Nato a Londra, Philip Ridley è un artista eclettico: ha scritto romanzi, opere teatrali, libri per ragazzi, testi per il cinema, ed è anche regista.
Dalle sue opere, soprattutto quelle pensate per un pubblico adulto, emerge un tema ricorrente, quasi ossessivo, quello della memoria, del ricordo. In qualche modo tra il presente e il passato dei suoi personaggi c’è sempre una frattura: a volte lo sforzo per sanarla è immenso, a volte è esattamente il contrario e i personaggi sembrano fare di tutto per mantenere la distanza da qualcosa accaduto ‘prima’.
In generale, comunque, lo sguardo è sempre sfiduciato. In un certo senso mi ricorda il pessimismo cosmico leopardiano, rivisitato in chiave moderna. Lo definirei un pessimismo post-adolescenziale: come a dire, nessuno sopravvive indenne all’adolescenza.
Nella serie di racconti della raccolta Fenicotteri in orbita sembra non esistere un'adolescenza felice: tutti i suoi protagonisti sono ragazzini che devono affrontare una dura realtà, talvolta domestica, e in qualche modo ne restano più che segnati, sfregiati per il resto della loro esistenza, in una sorta di disfattismo cosmico.
In linea di principio, è un punto di vista che non condivido e che non apprezzo molto… ma lo stile con cui lo fa mi piace moltissimo. Le parole scivolano via sulla pagina con una incredibile naturalezza… e sono sempre quelle giuste, nè troppe, nè troppo poche.
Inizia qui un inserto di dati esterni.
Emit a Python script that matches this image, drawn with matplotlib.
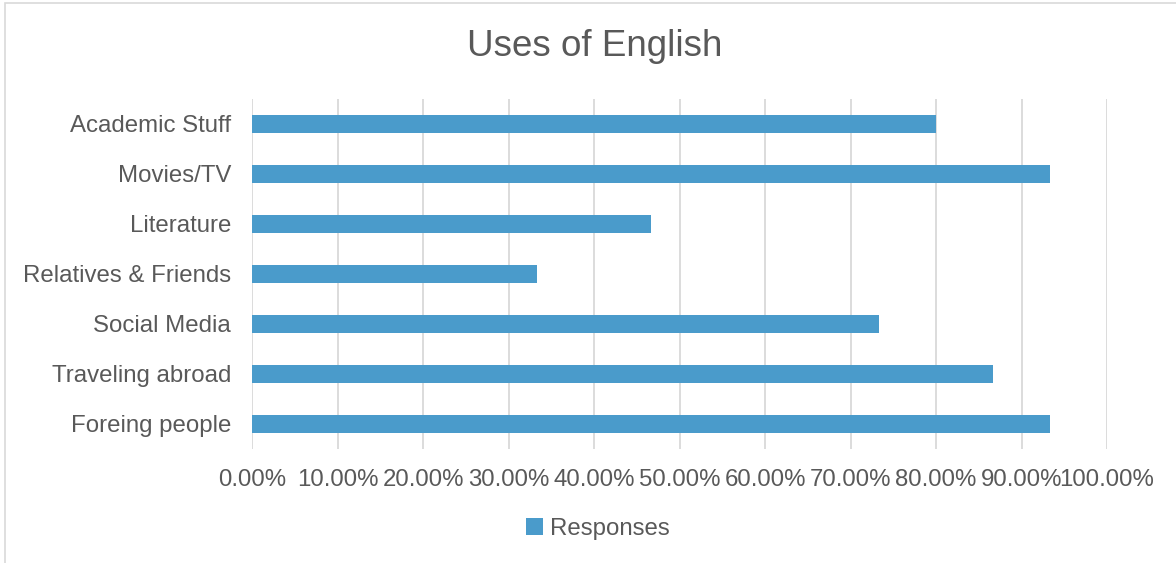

La frattura interiore dei personaggi, non è affatto semplice da capire… viene svelata per gradi, grazie ad una sapiente alternanza dei piani temporali: ieri, oggi, domani… si mescolano e quasi si confondono fino a consentire al lettore di completare il puzzle e farsi un’idea del quadro generale (che comunque è desolante). Ho davvero ammirato la maestria con cui riesce a fare questa operazione, che in un racconto non è così semplice. Non ci sono i tempi dilatati che offre un romanzo e i continui salti temporali rischiano di rendere il ritmo del racconto sincopato, l’andamento singhiozzante. Invece no, questa è la qualità che ho apprezzato maggiormente nello stile di Ridley.
Ma ho avuto anche la sensazione che tutto ciò che mi disturbava leggendo le sue storie, fosse lì appositamente per quello… per inquietare. Alcuni critici hanno parlato di ‘fantasie malate’... in effetti, di situazioni disturbanti ne ho trovate diverse e ce ne sono un po’ per tutti i gusti, secondo me volutamente. Ad esempio, io sono molto sensibile nei confronti degli animali e in un paio di racconti ci sono passaggi che ho davvero faticato a leggere.